Supplied data:
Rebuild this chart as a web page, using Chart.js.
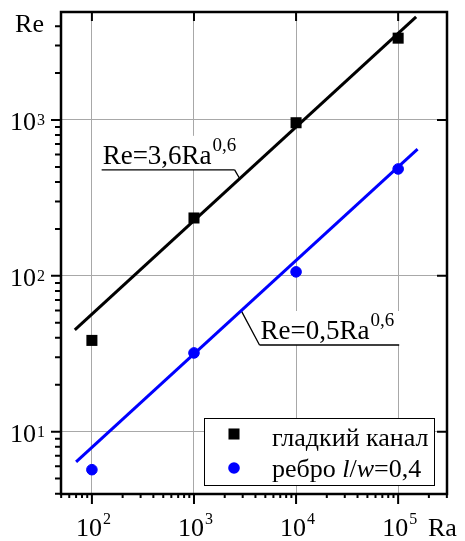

* * *

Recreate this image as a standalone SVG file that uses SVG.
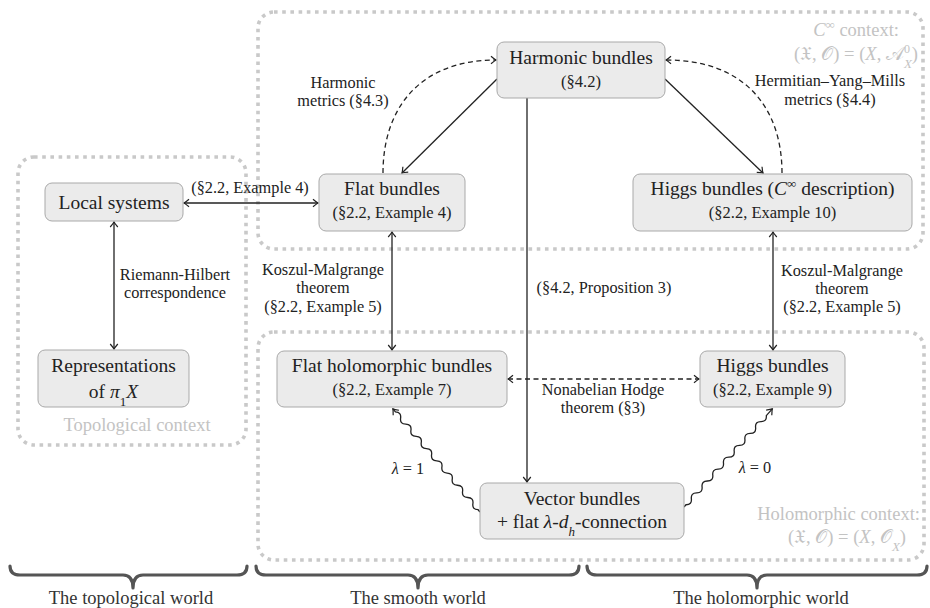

* * *

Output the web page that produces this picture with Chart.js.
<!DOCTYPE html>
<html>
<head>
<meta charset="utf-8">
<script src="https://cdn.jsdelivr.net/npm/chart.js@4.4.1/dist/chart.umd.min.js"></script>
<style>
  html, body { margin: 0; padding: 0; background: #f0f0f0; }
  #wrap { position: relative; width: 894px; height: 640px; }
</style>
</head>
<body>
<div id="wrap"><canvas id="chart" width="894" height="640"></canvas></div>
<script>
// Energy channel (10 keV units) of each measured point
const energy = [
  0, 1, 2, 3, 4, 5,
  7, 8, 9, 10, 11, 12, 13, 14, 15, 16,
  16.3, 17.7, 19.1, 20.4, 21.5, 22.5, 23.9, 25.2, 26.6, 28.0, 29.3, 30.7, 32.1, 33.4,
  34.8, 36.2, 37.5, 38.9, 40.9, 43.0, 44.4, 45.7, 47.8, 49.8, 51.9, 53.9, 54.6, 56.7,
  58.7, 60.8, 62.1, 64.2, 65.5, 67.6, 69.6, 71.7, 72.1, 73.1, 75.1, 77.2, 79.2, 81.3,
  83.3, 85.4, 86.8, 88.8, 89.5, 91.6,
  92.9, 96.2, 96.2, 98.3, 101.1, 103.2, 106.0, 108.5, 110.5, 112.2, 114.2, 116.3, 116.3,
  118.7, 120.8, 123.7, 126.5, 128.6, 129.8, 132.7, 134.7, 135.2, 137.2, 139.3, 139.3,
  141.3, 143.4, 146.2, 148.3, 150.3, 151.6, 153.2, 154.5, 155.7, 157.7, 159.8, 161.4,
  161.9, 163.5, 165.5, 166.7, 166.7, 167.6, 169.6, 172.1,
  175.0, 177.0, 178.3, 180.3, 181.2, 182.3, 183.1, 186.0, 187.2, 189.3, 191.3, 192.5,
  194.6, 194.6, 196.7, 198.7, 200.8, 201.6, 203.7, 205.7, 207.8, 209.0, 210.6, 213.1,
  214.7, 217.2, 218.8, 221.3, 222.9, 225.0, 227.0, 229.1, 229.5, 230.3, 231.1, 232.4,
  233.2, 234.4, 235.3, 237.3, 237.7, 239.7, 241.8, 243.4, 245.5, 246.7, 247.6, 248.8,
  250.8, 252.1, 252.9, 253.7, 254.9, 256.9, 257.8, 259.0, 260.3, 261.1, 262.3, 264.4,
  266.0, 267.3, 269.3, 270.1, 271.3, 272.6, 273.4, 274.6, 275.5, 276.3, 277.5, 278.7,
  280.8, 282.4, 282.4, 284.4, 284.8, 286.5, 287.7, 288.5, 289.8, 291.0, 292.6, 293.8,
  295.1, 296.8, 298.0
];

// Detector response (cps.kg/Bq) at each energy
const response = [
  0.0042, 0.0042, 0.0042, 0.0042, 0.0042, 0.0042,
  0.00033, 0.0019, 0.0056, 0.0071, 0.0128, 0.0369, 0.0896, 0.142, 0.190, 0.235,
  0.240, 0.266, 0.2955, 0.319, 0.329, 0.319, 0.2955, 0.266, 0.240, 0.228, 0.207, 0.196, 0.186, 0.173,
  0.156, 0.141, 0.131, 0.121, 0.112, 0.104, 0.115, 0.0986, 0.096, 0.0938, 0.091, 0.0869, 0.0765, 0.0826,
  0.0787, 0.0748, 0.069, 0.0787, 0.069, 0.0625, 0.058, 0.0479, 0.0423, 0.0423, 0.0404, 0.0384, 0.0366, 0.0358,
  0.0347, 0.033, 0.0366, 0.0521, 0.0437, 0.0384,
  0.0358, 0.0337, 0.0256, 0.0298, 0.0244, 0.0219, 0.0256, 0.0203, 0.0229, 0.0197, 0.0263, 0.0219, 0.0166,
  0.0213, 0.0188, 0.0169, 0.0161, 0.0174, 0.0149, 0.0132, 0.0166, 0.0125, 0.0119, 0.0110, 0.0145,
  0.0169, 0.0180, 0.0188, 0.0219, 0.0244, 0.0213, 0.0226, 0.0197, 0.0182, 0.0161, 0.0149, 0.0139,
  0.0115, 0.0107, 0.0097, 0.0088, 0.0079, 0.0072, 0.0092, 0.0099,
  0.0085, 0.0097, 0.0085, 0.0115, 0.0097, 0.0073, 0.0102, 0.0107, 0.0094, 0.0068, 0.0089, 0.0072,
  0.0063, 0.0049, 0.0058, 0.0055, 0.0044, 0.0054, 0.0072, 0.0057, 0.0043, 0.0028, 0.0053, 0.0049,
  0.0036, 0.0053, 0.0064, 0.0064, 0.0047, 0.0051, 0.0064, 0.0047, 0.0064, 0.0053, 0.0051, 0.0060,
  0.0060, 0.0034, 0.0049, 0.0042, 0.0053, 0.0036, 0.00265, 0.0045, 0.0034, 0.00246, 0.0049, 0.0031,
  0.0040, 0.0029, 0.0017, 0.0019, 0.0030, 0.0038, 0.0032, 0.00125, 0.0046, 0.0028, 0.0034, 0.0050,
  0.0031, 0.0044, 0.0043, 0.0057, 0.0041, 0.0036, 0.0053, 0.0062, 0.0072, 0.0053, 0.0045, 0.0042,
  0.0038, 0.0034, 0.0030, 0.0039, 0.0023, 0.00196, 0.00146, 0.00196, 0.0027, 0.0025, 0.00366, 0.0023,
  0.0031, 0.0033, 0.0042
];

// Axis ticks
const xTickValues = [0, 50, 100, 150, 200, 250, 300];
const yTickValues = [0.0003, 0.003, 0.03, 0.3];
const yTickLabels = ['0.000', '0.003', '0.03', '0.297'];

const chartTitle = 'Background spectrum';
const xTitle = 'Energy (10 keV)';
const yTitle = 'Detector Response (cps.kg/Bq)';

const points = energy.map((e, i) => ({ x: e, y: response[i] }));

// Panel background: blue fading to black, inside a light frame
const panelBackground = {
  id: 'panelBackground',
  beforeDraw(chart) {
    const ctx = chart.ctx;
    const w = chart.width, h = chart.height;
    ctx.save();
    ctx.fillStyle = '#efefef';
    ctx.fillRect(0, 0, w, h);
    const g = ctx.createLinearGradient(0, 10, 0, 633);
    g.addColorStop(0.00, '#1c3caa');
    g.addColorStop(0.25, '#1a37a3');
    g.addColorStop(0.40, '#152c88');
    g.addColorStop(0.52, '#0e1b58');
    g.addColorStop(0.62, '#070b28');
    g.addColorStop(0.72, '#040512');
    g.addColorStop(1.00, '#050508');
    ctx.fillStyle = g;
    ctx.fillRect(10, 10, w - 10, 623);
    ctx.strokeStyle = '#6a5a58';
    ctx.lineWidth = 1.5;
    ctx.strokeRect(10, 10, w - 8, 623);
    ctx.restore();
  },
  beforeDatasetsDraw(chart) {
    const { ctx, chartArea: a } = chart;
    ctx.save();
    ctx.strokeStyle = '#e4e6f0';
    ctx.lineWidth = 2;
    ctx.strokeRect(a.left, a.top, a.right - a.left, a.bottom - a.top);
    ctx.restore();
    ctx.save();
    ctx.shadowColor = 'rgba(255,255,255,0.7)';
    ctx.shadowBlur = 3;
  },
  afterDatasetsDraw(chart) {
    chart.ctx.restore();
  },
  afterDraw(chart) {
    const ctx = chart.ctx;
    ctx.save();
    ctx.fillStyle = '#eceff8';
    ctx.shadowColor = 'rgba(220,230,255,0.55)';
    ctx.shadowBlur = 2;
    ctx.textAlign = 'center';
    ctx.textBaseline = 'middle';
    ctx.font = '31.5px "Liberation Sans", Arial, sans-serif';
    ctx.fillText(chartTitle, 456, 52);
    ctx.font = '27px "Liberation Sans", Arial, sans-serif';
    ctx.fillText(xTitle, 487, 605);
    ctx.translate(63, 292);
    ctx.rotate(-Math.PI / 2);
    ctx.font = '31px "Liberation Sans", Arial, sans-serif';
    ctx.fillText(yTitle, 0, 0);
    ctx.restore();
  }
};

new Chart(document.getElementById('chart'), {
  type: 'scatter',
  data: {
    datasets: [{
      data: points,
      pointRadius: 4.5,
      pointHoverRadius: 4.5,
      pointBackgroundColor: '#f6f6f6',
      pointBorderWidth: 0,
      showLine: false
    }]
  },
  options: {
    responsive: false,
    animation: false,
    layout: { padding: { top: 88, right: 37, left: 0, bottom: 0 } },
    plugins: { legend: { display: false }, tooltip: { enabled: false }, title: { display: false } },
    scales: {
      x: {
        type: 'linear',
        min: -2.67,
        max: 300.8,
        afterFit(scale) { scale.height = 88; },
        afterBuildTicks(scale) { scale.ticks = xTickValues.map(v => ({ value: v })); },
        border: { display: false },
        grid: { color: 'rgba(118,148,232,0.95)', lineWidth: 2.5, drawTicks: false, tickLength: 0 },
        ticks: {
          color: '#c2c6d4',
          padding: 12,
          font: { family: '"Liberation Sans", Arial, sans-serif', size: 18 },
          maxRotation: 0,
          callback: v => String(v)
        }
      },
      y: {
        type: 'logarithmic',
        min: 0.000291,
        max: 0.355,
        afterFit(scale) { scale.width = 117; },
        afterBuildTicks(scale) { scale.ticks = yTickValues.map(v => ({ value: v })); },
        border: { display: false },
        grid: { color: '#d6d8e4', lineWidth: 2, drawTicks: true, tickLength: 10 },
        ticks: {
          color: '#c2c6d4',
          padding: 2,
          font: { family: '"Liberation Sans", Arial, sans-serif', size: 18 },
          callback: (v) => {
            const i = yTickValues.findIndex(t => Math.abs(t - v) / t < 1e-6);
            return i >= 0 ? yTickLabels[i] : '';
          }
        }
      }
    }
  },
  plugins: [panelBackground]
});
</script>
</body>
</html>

What needs to be done:
Find the word "this" in the records and pull out each line that has it.

Task output:
Rebuild this chart as a web page, using Chart.js.
Recreate this image as a standalone SVG file that uses SVG.
Output the web page that produces this picture with Chart.js.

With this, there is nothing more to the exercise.